What do we know about ##m, n ##? Right iverses certainly exist [in fact, there's a whole family of such right inverses] when there are more columns than rows and the matrix ##A## has a full row rank.

The Rank-Nullity theorem provides a solution.
 
nuuskur said:
You should be more precise in your expression. The fact that you have a map ##\mathbb R^n\to\mathbb R^m ## doesn't imply it's surjective.

What do we know about ##m, n ##? Right iverses certainly exist [in fact, there's a whole family of such right inverses] when there are more columns than rows and the matrix ##A## has a full row rank.

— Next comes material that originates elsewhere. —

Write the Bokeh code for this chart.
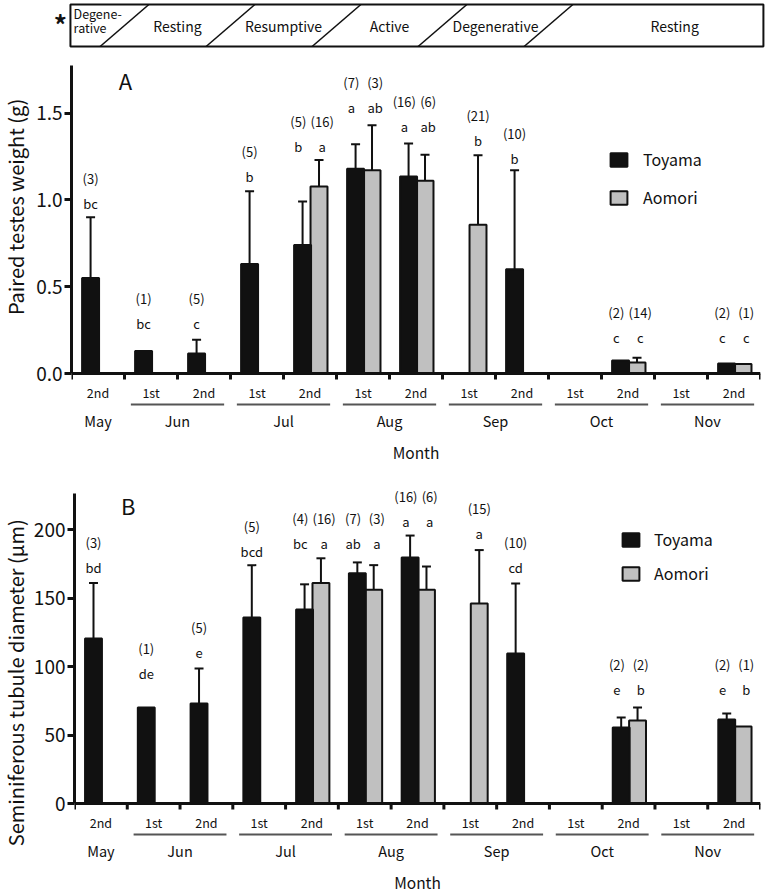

The Rank-Nullity theorem provides a solution.
The Rank-Nullity theorem seems to tell me that ##\text{nullity}(A) = n-m>0##. But I don't see how this helps me
 
my general approach is to make use of orthogonality for these things -- it is a much cleaner cut than general linear independence. Since we are in reals, consider using gram-schmidt and get:

##\mathbf A = \mathbf{T V}^T##

(this is an atypical factorization but one I used in another of your threads recently), or more typically:

##\mathbf A^T = \mathbf{Q R}##, hence ##\mathbf A = \Big(\mathbf R^T \mathbf Q^T \Big)##.

Where ##\mathbf Q## is orthogonal, but not full rank (it is n x m) and ##\mathbf R## is square m x m matrix.

What happens if you multiply

##\Big( \mathbf R^T \mathbf Q^T\Big) \Big(\mathbf Q\Big) = \mathbf R^T \big(\mathbf Q^T \mathbf Q\big) = \mathbf R^T##. So we need to be able to invert ##\mathbf R^T##... how do I know that ##\mathbf R^T## is invertible?

You could also use Singular Value Decomposition to get this.